ALORS QUE le contrat de travail ne dépend ni de la volonté exprimée par les parties, ni de la dénomination de leur convention mais des conditions dans lesquelles la prestation de travail est exécutée ; que le lien de subordination est caractérisé par l’exécution d’un travail sous l’autorité d’un employeur qui a le pouvoir de donner des ordres et des directives, d’en contrôler l’exécution et de sanctionner les manquements de son subordonné ;

1° QUE la nature, le montant et la régularité de la rémunération versée en contrepartie de la prestation effectuée ne constituent pas un critère permettant de caractériser le salariat ; qu’en déboutant Monsieur [T], au motif que les rémunérations versées par la société ne constituaient qu’environ la moitié de ses revenus, la Cour d’appel a statué par un motif tout aussi erroné qu’inopérant, impropre à exclure l’existence d’un lien de subordination, en violation de l’article L.1221-1 du Code du travail.

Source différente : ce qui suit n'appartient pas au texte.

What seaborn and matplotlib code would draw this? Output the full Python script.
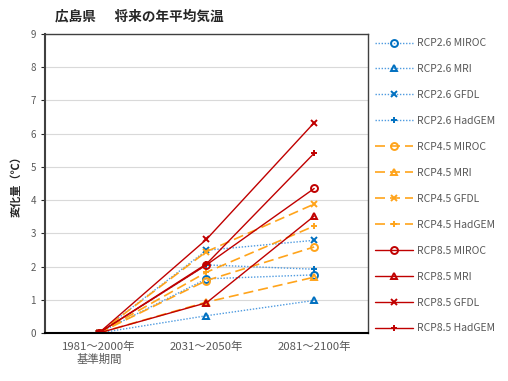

2° QUE, s’agissant de l’existence d’instructions et de directives sur la tâche à accomplir, la Cour d’appel a constaté que Monsieur [T] assistait à bon nombre de réunions concernant le magazine Hermès et a noté son intégration dans un processus éditorial de conception et de confection du magazine ; qu’il s’en déduisait une absence d’indépendance dans la détermination des sujets d’articles, les orientations éditoriales et la création de l’oeuvre, qui constitue un contrôle de l’exécution du travail, critère suffisant à caractériser le salariat ; qu’en écartant pourtant le salariat, la Cour d’appel n’a pas tiré les conséquences légales de ses propres constatations et, partant, a violé l’article L.121-1 du Code du travail.

3 ° QU’encore à cet égard, en écartant le lien de subordination, au motif que Monsieur [T] n’était pas tenu de rendre des comptes sur son activité, et qu’il n’était pas contraint à des horaires fixes, quand au regard de ses fonctions, il pouvait bénéficier d’une indépendance dans l’organisation de son travail, et était soumis à des contraintes dans les choix éditoriaux et la participation aux réunions, la Cour d’appel a statué par des motifs inopérants, en violation de l’article L.1221-1 du Code du travail.

4° QU’enfin, sur le pouvoir de sanction, l’absence de paiement de la rémunération peut constituer une sanction déguisée ; que, pour écarter le salariat, la Cour d’appel a exposé que la circonstance que la société ait considérablement tardé en 2009 et 2010 à s’acquitter de la rémunération due ne pouvait s’analyser comme la manifestation d’un tel pouvoir ; qu’en tranchant ainsi, sans examiner, comme elle y était pourtant invitée, si les suspensions de paiement et d’émissions des bons de commande ne constituaient des moyens de pressions pour inciter l’exposant à créer une société et si, de fait, la société n’avait pas usé de prérogatives disciplinaires envers Monsieur [T], la Cour d’appel n’a pas légalement justifié sa décision au regard de l’article L.1221-1 du Code du travail.